Garageband for Home Recording
Back in the early 2000’s before Garageband if you wanted to make a demo or record your own album, you were still limited to using 4 track tape recorders, the CDRW/DAT versions were still quite expensive and a trip to the studio costed at least a few hundred dollars. Once you had something mixed and mastered you were looking at maybe a thousand, quite a big investment really so you really had to want/need to do it.
Garageband changed the world
Then Garageband came a long and changed all that, fast forward to 2020 and nearly everyone is producing content from podcasts to video to whole albums, all from their own homes using a laptop and high-quality audio interfaces, that were once prohibitively expensive and only available to professional studios. It’s no secret that Garageband is the tool of choice for getting professional results easily, without headaches or complexity that throttles the creative process.

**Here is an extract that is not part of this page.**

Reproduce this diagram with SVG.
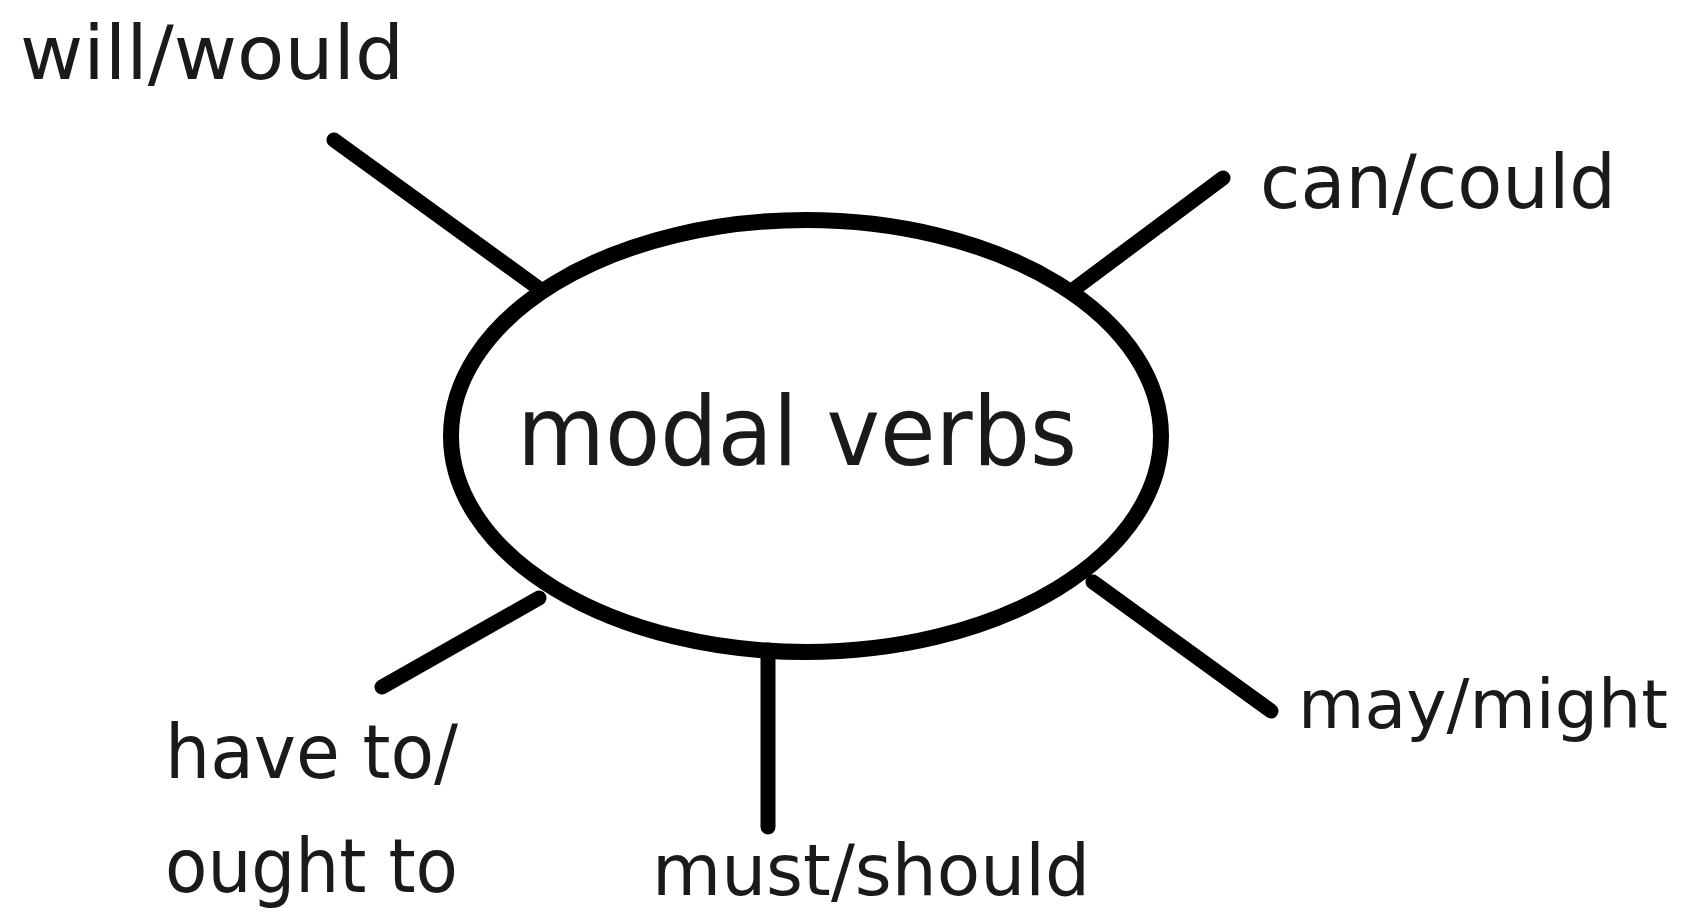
<svg xmlns="http://www.w3.org/2000/svg" width="1689" height="914" viewBox="0 0 1689 914">
<style>
.lbl{font-family:"DejaVu Sans","Liberation Sans",sans-serif;font-size:74px;fill:#1a1a1a}
.ctr{font-family:"DejaVu Sans","Liberation Sans",sans-serif;font-size:96px;fill:#1a1a1a}
.ln{stroke:#000;stroke-width:15;stroke-linecap:round;fill:none}
</style>
<rect width="1689" height="914" fill="#fff"/>
<g id="connectors">
<line class="ln" x1="334" y1="140" x2="541" y2="290"/>
<line class="ln" x1="1223" y1="178" x2="1073" y2="290"/>
<line class="ln" x1="1093" y1="582" x2="1271" y2="711"/>
<line class="ln" x1="539" y1="598" x2="382" y2="687"/>
<line class="ln" x1="768" y1="650" x2="768" y2="827" stroke-linecap="butt"/>
</g>
<g id="center">
<ellipse cx="806" cy="436" rx="355" ry="216" fill="none" stroke="#000" stroke-width="16"/>
<text class="ctr" x="517" y="465" textLength="560" lengthAdjust="spacingAndGlyphs">modal verbs</text>
</g>
<g id="will"><text class="lbl" x="20" y="79" textLength="384" lengthAdjust="spacingAndGlyphs">will/would</text></g>
<g id="can"><text class="lbl" x="1260" y="208" textLength="356" lengthAdjust="spacingAndGlyphs">can/could</text></g>
<g id="may"><text class="lbl" x="1298" y="728" style="font-size:68px" textLength="370" lengthAdjust="spacingAndGlyphs">may/might</text></g>
<g id="have"><text class="lbl" x="165" y="778" textLength="293" lengthAdjust="spacingAndGlyphs">have to/</text><text class="lbl" x="165" y="892" textLength="293" lengthAdjust="spacingAndGlyphs">ought to</text></g>
<g id="must"><text class="lbl" x="652" y="895" style="font-size:72px" textLength="438" lengthAdjust="spacingAndGlyphs">must/should</text></g>
</svg>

But Garageband for Productivity
The Maco-sphere or Apple-system is an expensive realm where the limitations are at best annoying, the barefaced built-in obsolescence and proprietary nature of most everything from cables to managing your own content, border on a monopoly and once imprisoned it is VERY hard to escape. If that’s legal then it probably shouldn’t be. But, undeniably, some of the software, because it is created to be intuitive and efficient, does really improve your work flow and productivity, by not getting in the way. With Garageband, Apple have effectively removed the complexity that could otherwise create option paralysis, allowing artists to quickly get the job done.